Microsoft’s new AI agent can control software and robots

The Magma model introduces two technical components: Set-of-Mark, which identifies objects that can be manipulated in an environment by assigning numeric labels to interactive elements, such as clickable buttons in a UI or graspable objects in a robotic workspace, and Trace-of-Mark, which learns movement patterns from video data. Microsoft says those features allow the model to complete tasks like navigating user interfaces or directing robotic arms to grasp objects.
Microsoft Magma researcher Jianwei Yang wrote in a Hacker News comment that the name “Magma” stands for “M(ultimodal) Ag(entic) M(odel) at Microsoft (Rese)A(rch),” after some people noted that “Magma” already belongs to an existing matrix algebra library, which could create some confusion in technical discussions.
Reported improvements over previous models
In its Magma write-up, Microsoft claims Magma-8B performs competitively across benchmarks, showing strong results in UI navigation and robot manipulation tasks.

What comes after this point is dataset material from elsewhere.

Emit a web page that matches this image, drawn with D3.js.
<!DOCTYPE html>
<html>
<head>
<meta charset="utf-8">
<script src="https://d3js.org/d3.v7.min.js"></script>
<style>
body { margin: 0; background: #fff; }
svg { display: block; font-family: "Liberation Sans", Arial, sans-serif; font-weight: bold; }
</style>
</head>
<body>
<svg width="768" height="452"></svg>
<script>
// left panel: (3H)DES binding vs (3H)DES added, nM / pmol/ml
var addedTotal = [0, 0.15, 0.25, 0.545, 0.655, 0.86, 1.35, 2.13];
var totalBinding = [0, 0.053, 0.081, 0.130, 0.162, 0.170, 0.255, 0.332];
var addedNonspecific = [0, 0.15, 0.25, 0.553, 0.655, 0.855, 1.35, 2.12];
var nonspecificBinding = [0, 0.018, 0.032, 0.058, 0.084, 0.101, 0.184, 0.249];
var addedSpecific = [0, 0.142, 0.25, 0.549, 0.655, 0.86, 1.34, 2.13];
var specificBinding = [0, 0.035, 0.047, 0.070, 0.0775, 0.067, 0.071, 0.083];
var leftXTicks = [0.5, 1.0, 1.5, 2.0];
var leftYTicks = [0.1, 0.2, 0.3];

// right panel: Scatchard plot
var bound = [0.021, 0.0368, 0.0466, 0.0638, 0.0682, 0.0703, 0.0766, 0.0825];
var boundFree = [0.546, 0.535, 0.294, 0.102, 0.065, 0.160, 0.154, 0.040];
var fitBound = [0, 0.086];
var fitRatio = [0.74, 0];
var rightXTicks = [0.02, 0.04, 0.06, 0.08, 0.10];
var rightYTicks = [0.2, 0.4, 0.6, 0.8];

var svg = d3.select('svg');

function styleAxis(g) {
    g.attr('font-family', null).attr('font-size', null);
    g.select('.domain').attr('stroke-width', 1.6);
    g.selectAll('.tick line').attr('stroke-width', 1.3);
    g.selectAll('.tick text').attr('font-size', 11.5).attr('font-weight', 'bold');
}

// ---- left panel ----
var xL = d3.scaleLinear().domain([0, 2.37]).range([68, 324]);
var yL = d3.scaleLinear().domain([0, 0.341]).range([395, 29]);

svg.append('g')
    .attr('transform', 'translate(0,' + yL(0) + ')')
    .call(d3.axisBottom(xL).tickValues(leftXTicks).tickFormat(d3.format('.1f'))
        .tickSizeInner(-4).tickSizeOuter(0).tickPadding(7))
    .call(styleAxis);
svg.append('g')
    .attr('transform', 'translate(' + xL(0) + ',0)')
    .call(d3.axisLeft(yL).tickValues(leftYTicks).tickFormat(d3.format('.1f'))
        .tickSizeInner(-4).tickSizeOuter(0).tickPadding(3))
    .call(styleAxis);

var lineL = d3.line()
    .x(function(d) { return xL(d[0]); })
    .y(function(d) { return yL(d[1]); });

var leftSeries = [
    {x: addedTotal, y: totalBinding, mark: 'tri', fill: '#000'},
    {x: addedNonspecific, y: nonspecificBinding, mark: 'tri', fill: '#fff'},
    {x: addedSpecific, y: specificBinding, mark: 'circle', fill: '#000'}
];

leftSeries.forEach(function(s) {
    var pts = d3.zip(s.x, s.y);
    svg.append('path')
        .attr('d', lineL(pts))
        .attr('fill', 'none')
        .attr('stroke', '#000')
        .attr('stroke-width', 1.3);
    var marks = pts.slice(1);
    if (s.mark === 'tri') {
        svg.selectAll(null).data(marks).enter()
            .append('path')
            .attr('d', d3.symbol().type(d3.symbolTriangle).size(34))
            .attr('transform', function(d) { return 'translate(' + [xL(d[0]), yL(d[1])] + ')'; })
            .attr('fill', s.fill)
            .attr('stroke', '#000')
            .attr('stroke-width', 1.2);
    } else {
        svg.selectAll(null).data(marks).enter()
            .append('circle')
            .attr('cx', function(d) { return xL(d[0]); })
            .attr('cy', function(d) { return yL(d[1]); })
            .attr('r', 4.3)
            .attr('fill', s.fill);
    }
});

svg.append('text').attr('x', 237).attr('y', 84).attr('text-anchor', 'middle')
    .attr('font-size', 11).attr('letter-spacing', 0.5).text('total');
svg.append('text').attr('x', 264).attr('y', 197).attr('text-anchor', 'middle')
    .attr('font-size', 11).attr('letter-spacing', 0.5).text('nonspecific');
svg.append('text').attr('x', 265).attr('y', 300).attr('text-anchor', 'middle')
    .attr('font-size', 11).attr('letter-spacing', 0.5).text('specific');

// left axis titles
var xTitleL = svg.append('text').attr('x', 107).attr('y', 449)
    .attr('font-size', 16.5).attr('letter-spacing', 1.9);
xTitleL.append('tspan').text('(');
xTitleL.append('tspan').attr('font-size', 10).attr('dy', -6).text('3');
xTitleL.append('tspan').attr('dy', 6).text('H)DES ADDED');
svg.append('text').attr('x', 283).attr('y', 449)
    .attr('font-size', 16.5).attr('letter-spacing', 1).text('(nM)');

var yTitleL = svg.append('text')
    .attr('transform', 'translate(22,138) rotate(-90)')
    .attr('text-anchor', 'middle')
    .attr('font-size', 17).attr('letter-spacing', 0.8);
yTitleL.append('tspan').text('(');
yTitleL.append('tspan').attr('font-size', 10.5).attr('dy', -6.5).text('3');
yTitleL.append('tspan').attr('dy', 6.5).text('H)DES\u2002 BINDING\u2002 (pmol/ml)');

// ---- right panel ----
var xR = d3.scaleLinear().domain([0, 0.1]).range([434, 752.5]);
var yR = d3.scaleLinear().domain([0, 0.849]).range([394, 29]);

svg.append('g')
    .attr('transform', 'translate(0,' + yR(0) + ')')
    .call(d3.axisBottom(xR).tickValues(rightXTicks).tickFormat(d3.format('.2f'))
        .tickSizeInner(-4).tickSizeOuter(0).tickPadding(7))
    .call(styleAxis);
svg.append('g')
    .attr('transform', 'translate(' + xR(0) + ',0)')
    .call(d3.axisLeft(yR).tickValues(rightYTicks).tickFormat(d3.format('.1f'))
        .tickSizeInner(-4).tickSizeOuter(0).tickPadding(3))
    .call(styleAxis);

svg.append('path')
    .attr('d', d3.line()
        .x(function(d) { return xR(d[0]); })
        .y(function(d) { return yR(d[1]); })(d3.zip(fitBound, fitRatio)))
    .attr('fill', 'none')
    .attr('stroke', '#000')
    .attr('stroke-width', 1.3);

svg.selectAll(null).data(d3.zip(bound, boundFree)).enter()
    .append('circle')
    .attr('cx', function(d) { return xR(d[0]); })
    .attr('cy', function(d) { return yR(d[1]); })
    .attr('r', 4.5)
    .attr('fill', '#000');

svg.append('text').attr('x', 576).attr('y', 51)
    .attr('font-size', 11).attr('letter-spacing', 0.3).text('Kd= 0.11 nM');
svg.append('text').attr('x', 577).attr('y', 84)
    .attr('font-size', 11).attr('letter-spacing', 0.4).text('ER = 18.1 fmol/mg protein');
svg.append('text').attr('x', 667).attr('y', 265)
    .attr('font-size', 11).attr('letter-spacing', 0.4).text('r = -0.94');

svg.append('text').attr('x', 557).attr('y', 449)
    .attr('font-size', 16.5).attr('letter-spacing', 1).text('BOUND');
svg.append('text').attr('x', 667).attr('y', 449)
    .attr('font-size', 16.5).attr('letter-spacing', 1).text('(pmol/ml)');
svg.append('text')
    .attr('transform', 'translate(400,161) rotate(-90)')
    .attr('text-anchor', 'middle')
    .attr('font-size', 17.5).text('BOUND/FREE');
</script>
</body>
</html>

For example, it scored 80.0 on the VQAv2 visual question-answering benchmark—higher than GPT-4V’s 77.2 but lower than LLaVA-Next’s 81.8. Its POPE score of 87.4 leads all models in the comparison. In robot manipulation, Magma reportedly outperforms OpenVLA, an open source vision-language-action model, in multiple robot manipulation tasks.
As always, we take AI benchmarks with a grain of salt since many have not been scientifically validated as being able to measure useful properties of AI models. External verification of Microsoft’s benchmark results will become possible once other researchers can access the public code release.

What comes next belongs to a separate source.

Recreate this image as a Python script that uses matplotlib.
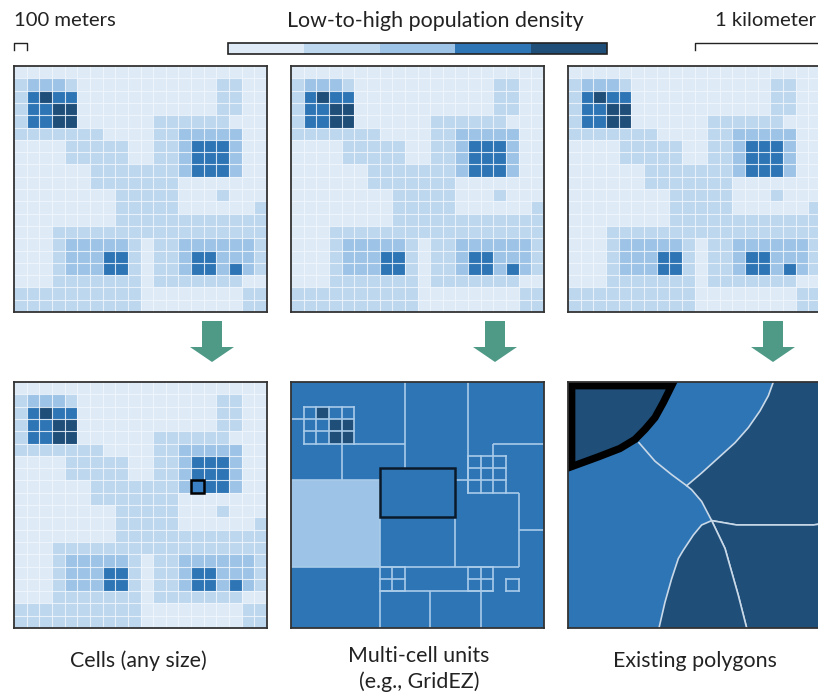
import matplotlib
matplotlib.use('Agg')
import matplotlib.pyplot as plt
from matplotlib.colors import ListedColormap
from matplotlib.patches import Rectangle, Polygon
import numpy as np

plt.rcParams['font.family'] = ['Lato', 'DejaVu Sans']

W, H = 818, 692

level_colors = ['#deebf7', '#bdd7ee', '#9dc3e6', '#2e75b6', '#1f4e79']

# density level per cell, rows top to bottom
density_rows = [
    '00000000000000000000',
    '12221000000000001100',
    '13433000000000001100',
    '13344000000000001100',
    '13344000000111111000',
    '11111110000112222200',
    '00001111100112333200',
    '00001111100112333200',
    '00000011111112333200',
    '00000011111110000000',
    '00000000111110001000',
    '00000000111110000001',
    '00000000111111111111',
    '00011111111111111111',
    '00012222210112222221',
    '00012223310112332221',
    '00012223310112332321',
    '00011111110111111100',
    '11111111110000000011',
    '11111111110000000011',
]
density = np.array([[int(c) for c in r] for r in density_rows])

# multi-cell panel, in grid units
multi_dark = [(2, 2), (3, 3), (4, 3), (3, 4), (4, 4)]
multi_light = (0, 7, 8, 15)
multi_box = (7, 13, 7, 11)
# small grids: col0, col1, row0, row1
multi_grids = [(1, 5, 2, 5), (14, 17, 6, 9), (7, 9, 15, 17), (14, 16, 15, 17), (17, 18, 16, 17)]
# x, y0, y1
multi_vert = [(9, 0, 7), (14, 0, 9), (4, 5, 8), (16, 5, 6), (18, 9, 15), (13, 11, 15),
              (7, 11, 15), (7, 17, 20), (11, 17, 20), (15, 17, 20), (7, 8, 11)]
# y, x0, x1
multi_horiz = [(3, 0, 1), (5, 5, 9), (5, 16, 20), (8, 0, 7), (8, 13, 14), (9, 17, 18),
               (12, 18, 20), (15, 0, 18), (17, 7, 16)]

# polygon panel outlines
poly_xlim = (39, 801)
poly_ylim = (757, 24)
poly_corner = [(50, 35), (350, 35), (325, 85), (300, 130), (270, 165), (240, 195),
               (195, 222), (130, 247), (50, 276)]
poly_right_top = [(655, 24), (640, 65), (615, 110), (580, 160), (540, 205), (490, 250),
                  (440, 295), (395, 333), (410, 345), (440, 380), (470, 437), (545, 450),
                  (775, 450), (810, 445), (810, 10), (655, 10)]
poly_bottom = [(470, 437), (440, 450), (415, 480), (385, 525), (370, 550), (350, 610),
               (330, 680), (312, 757), (312, 770), (575, 770), (575, 757), (550, 660), (510, 520)]
poly_bottom_right = [(470, 437), (545, 450), (775, 450), (810, 445), (810, 770), (575, 770),
                     (575, 757), (550, 660), (510, 520)]
poly_edge = [(252, 205), (300, 260), (350, 300), (395, 333)]

fig = plt.figure(figsize=(W / 100, H / 100), dpi=100)
bg = fig.add_axes([0, 0, 1, 1])
bg.set_xlim(0, W)
bg.set_ylim(H, 0)
bg.axis('off')


def panel(x0, y0, w=253, h=246):
    ax = fig.add_axes([x0 / W, 1 - (y0 + h) / H, w / W, h / H])
    ax.set_xticks([])
    ax.set_yticks([])
    for s in ax.spines.values():
        s.set_color('#333333')
        s.set_linewidth(1.3)
        s.set_zorder(10)
    return ax


def cells(ax):
    cmap = ListedColormap(level_colors)
    ax.pcolormesh(density, cmap=cmap, vmin=-0.5, vmax=4.5)
    # thin light lines between the cells
    for i in range(1, 20):
        ax.axvline(i, color='#f0f6fc', lw=0.8, alpha=0.85)
        ax.axhline(i, color='#f0f6fc', lw=0.8, alpha=0.85)
    ax.set_xlim(0, 20)
    ax.set_ylim(20, 0)


grid_xs = [14, 291, 568]
for x in grid_xs:
    cells(panel(x, 66))

# bottom left
ax = panel(14, 382)
cells(ax)
ax.add_patch(Rectangle((14, 8), 1, 1, fc='#3a80c2', ec='black', lw=1.8, zorder=5))

# bottom middle
ax = panel(291, 382)
ax.set_facecolor(level_colors[3])
ax.set_xlim(0, 20)
ax.set_ylim(20, 0)
x0, x1, y0, y1 = multi_light
ax.add_patch(Rectangle((x0, y0), x1 - x0, y1 - y0, fc=level_colors[2], ec='none'))
for c, r in multi_dark:
    ax.add_patch(Rectangle((c, r), 1, 1, fc=level_colors[4], ec='none'))
line_c = '#a9cbe9'
for x, a, b in multi_vert:
    ax.plot([x, x], [a, b], color=line_c, lw=1.2, solid_capstyle='butt')
for y, a, b in multi_horiz:
    ax.plot([a, b], [y, y], color=line_c, lw=1.2, solid_capstyle='butt')
for c0, c1, r0, r1 in multi_grids:
    for c in range(c0, c1 + 1):
        ax.plot([c, c], [r0, r1], color=line_c, lw=1.2, solid_capstyle='projecting')
    for r in range(r0, r1 + 1):
        ax.plot([c0, c1], [r, r], color=line_c, lw=1.2, solid_capstyle='projecting')
x0, x1, y0, y1 = multi_box
ax.add_patch(Rectangle((x0, y0), x1 - x0, y1 - y0, fc='none', ec='#0b1a2b', lw=1.8, zorder=6))

# bottom right
ax = panel(568, 382, w=254)
ax.set_facecolor(level_colors[3])
ax.set_xlim(*poly_xlim)
ax.set_ylim(*poly_ylim)
edge_c = '#c9d9e8'
ax.add_patch(Polygon(poly_right_top, closed=True, fc=level_colors[4], ec=edge_c, lw=1.2))
ax.add_patch(Polygon(poly_bottom_right, closed=True, fc=level_colors[4], ec=edge_c, lw=1.2))
ax.add_patch(Polygon(poly_bottom, closed=True, fc=level_colors[4], ec=edge_c, lw=1.2))
ax.plot(*zip(*poly_edge), color=edge_c, lw=1.2)
ax.add_patch(Polygon(poly_corner, closed=True, fc=level_colors[4], ec='black', lw=5.3, zorder=5))

# legend bar
bar_x = np.linspace(228, 607, 6)
for i, col in enumerate(level_colors):
    bg.add_patch(Rectangle((bar_x[i], 43), bar_x[i + 1] - bar_x[i], 11, fc=col, ec='none'))
bg.add_patch(Rectangle((228, 43), 379, 11, fc='none', ec='#222222', lw=1.2))

# scale brackets
bg.plot([14, 14, 27, 27], [50, 43, 43, 50], color='#222222', lw=1)
bg.plot([695, 695, 818], [50, 43, 43], color='#222222', lw=1)

# arrows
arrow_c = '#4f9a87'
for cx in [212, 495, 773]:
    bg.add_patch(Polygon([(cx - 10, 321), (cx + 10, 321), (cx + 10, 347), (cx + 22, 347),
                          (cx, 362), (cx - 22, 347), (cx - 10, 347)], closed=True, fc=arrow_c, ec='none'))

fs = 15.4
fs_scale = 14.6
tc = '#222222'
bg.text(14, 21, '100 meters', fontsize=fs_scale, color=tc, ha='left', va='center')
bg.text(435.5, 21, 'Low-to-high population density', fontsize=fs, color=tc, ha='center', va='center')
bg.text(816, 21, '1 kilometer', fontsize=fs_scale, color=tc, ha='right', va='center')
bg.text(138, 661, 'Cells (any size)', fontsize=fs, color=tc, ha='center', va='center')
bg.text(419, 656, 'Multi-cell units', fontsize=fs, color=tc, ha='center', va='center')
bg.text(419, 682, '(e.g., GridEZ)', fontsize=fs, color=tc, ha='center', va='center')
bg.text(695, 661, 'Existing polygons', fontsize=fs, color=tc, ha='center', va='center')

fig.savefig('out.png', dpi=100)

Like all AI models, Magma is not perfect. It still faces technical limitations in complex step-by-step decision-making that requires multiple steps over time, according to Microsoft’s documentation. The company says it continues to work on improving these capabilities through ongoing research.

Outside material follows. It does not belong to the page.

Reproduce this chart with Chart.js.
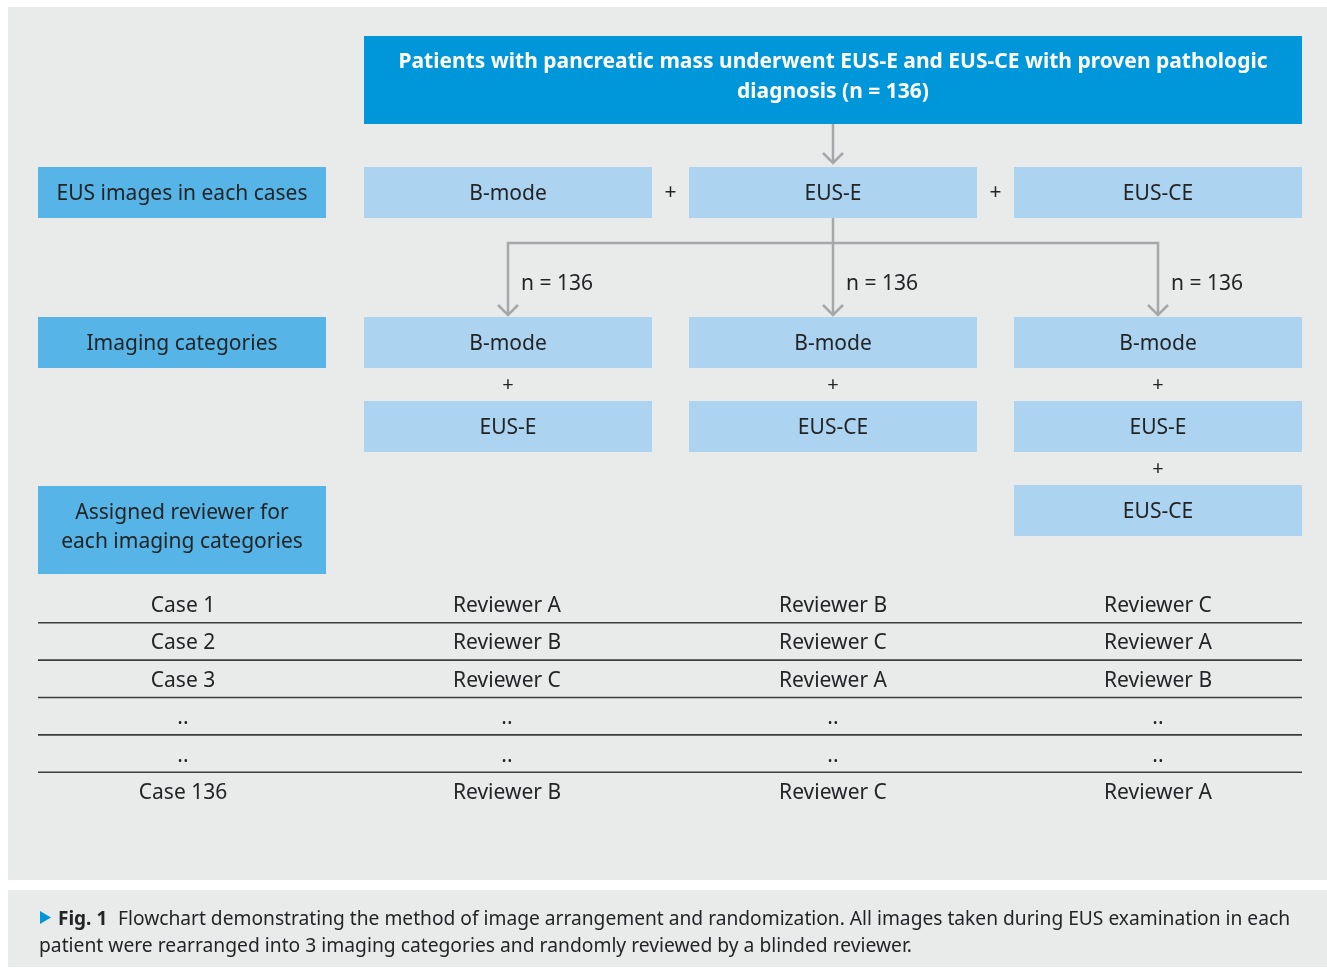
<!DOCTYPE html>
<html>
<head>
<meta charset="utf-8">
<script src="https://cdn.jsdelivr.net/npm/chart.js@4.4.1/dist/chart.umd.min.js"></script>
<style>
  html, body { margin: 0; padding: 0; background: #ffffff; }
  #wrap { width: 1327px; height: 969px; }
</style>
</head>
<body>
<div id="wrap"><canvas id="flowChart"></canvas></div>
<script>
// flowchart content
var titleLines = ['Patients with pancreatic mass underwent EUS-E and EUS-CE with proven pathologic', 'diagnosis (n = 136)'];
var rowLabels = [['EUS images in each cases'], ['Imaging categories'], ['Assigned reviewer for', 'each imaging categories']];
var imageTypes = ['B-mode', 'EUS-E', 'EUS-CE'];
var categories = [['B-mode', 'EUS-E'], ['B-mode', 'EUS-CE'], ['B-mode', 'EUS-E', 'EUS-CE']];
var categoryCounts = [136, 136, 136];
var cases = ['Case 1', 'Case 2', 'Case 3', '..', '..', 'Case 136'];
var reviewers1 = ['Reviewer A', 'Reviewer B', 'Reviewer C', '..', '..', 'Reviewer B'];
var reviewers2 = ['Reviewer B', 'Reviewer C', 'Reviewer A', '..', '..', 'Reviewer C'];
var reviewers3 = ['Reviewer C', 'Reviewer A', 'Reviewer B', '..', '..', 'Reviewer A'];
var captionLabel = 'Fig. 1';
var captionLines = ['Flowchart demonstrating the method of image arrangement and randomization. All images taken during EUS examination in each',
    'patient were rearranged into 3 imaging categories and randomly reviewed by a blinded reviewer.'];

var FONT = "'Noto Sans', 'Open Sans', sans-serif";
var darkBlue = '#0096da';
var midBlue = '#56b4e6';
var lightBlue = '#acd4f0';
var panelGray = '#e9ebeb';
var arrowGray = '#a5a7a8';
var textColor = '#222426';

var colCenters = [508, 833, 1158];
var boxHalf = 144;

var flowPlugin = {
    id: 'flow',
    beforeDraw: function (chart) {
        var ctx = chart.ctx;
        var xs = chart.scales.x, ys = chart.scales.y;
        var X = function (v) { return xs.getPixelForValue(v); };
        var Y = function (v) { return ys.getPixelForValue(v); };

        function rect(x0, y0, x1, y1, color) {
            ctx.fillStyle = color;
            ctx.fillRect(X(x0), Y(y0), X(x1) - X(x0), Y(y1) - Y(y0));
        }
        function text(str, x, y, opts) {
            opts = opts || {};
            ctx.font = (opts.bold ? 'bold ' : '') + (opts.size || 21) + 'px ' + FONT;
            ctx.fillStyle = opts.color || textColor;
            ctx.textAlign = opts.align || 'center';
            ctx.textBaseline = 'middle';
            if (opts.maxWidth) ctx.fillText(str, X(x), Y(y), opts.maxWidth);
            else ctx.fillText(str, X(x), Y(y));
        }
        function line(pts, color, w) {
            ctx.strokeStyle = color;
            ctx.lineWidth = w;
            ctx.beginPath();
            pts.forEach(function (p, i) {
                if (i === 0) ctx.moveTo(X(p[0]), Y(p[1]));
                else ctx.lineTo(X(p[0]), Y(p[1]));
            });
            ctx.stroke();
        }
        function arrowHead(x, y) {
            line([[x - 10, y - 10], [x, y], [x + 10, y - 10]], arrowGray, 2.5);
        }

        ctx.save();
        // panels
        rect(8, 7, 1327, 880, panelGray);
        rect(8, 890, 1327, 967, panelGray);

        // top box
        rect(364, 36, 1302, 124, darkBlue);
        titleLines.forEach(function (t, i) {
            text(t, 833, 62 + i * 30, { bold: true, color: '#ffffff', size: 21 });
        });

        // arrow from top box to EUS-E
        line([[833, 124], [833, 163]], arrowGray, 2.5);
        arrowHead(833, 163);

        // row labels
        rect(38, 167, 326, 218, midBlue);
        text(rowLabels[0][0], 182, 194);
        rect(38, 317, 326, 368, midBlue);
        text(rowLabels[1][0], 182, 344);
        rect(38, 486, 326, 574, midBlue);
        rowLabels[2].forEach(function (t, i) {
            text(t, 182, 513 + i * 29);
        });

        // connector lines
        line([[833, 218], [833, 315]], arrowGray, 2.5);
        line([[colCenters[0], 315], [colCenters[0], 243], [colCenters[2], 243], [colCenters[2], 315]], arrowGray, 2.5);

        // image types row
        imageTypes.forEach(function (t, i) {
            var c = colCenters[i];
            rect(c - boxHalf, 167, c + boxHalf, 218, lightBlue);
            text(t, c, 194);
            if (i < imageTypes.length - 1) text('+', (c + colCenters[i + 1]) / 2, 193, { size: 21 });
        });

        // categories
        categories.forEach(function (items, i) {
            var c = colCenters[i];
            arrowHead(c, 315);
            text('n = ' + categoryCounts[i], c + 13, 284, { align: 'left' });
            items.forEach(function (t, j) {
                var top = 317 + j * 84;
                if (j > 0) text('+', c, top - 16, { size: 20 });
                rect(c - boxHalf, top, c + boxHalf, top + 51, lightBlue);
                text(t, c, top + 27);
            });
        });

        // reviewer table
        var cols = [cases, reviewers1, reviewers2, reviewers3];
        var tableX = [183, 507, 833, 1158];
        cases.forEach(function (r, i) {
            var cy = 604 + i * 37.4;
            cols.forEach(function (col, k) {
                text(col[i], tableX[k], cy + 2);
            });
            if (i < cases.length - 1) line([[38, cy + 18.7], [1302, cy + 18.7]], '#3c3c3c', 1.6);
        });

        // caption
        ctx.fillStyle = darkBlue;
        ctx.beginPath();
        ctx.moveTo(X(40), Y(911));
        ctx.lineTo(X(51), Y(917.5));
        ctx.lineTo(X(40), Y(924));
        ctx.closePath();
        ctx.fill();
        text(captionLabel, 58, 920, { bold: true, size: 19, align: 'left' });
        text(captionLines[0], 118, 920, { size: 19.3, align: 'left', maxWidth: 1172 });
        text(captionLines[1], 39, 947, { size: 19.3, align: 'left', maxWidth: 873 });
        ctx.restore();
    }
};

var chart = new Chart(document.getElementById('flowChart').getContext('2d'), {
    type: 'scatter',
    data: { datasets: [{ data: [] }] },
    options: {
        responsive: true,
        maintainAspectRatio: false,
        animation: false,
        layout: { padding: 0 },
        plugins: { legend: { display: false }, tooltip: { enabled: false } },
        scales: {
            x: { type: 'linear', min: 0, max: 1327, display: false },
            y: { type: 'linear', min: 0, max: 969, reverse: true, display: false }
        }
    },
    plugins: [flowPlugin]
});
</script>
</body>
</html>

Yang says Microsoft will release Magma’s training and inference code on GitHub next week, allowing external researchers to build on the work. If Magma delivers on its promise, it could push Microsoft’s AI assistants beyond limited text interactions, enabling them to operate software autonomously and execute real-world tasks through robotics.
Magma is also a sign of how quickly the culture around AI can change. Just a few years ago, this kind of agentic talk scared many people who feared it might lead to AI taking over the world. While some people still fear that outcome, in 2025, AI agents are a common topic of mainstream AI research that regularly takes place without triggering calls to pause all of AI development.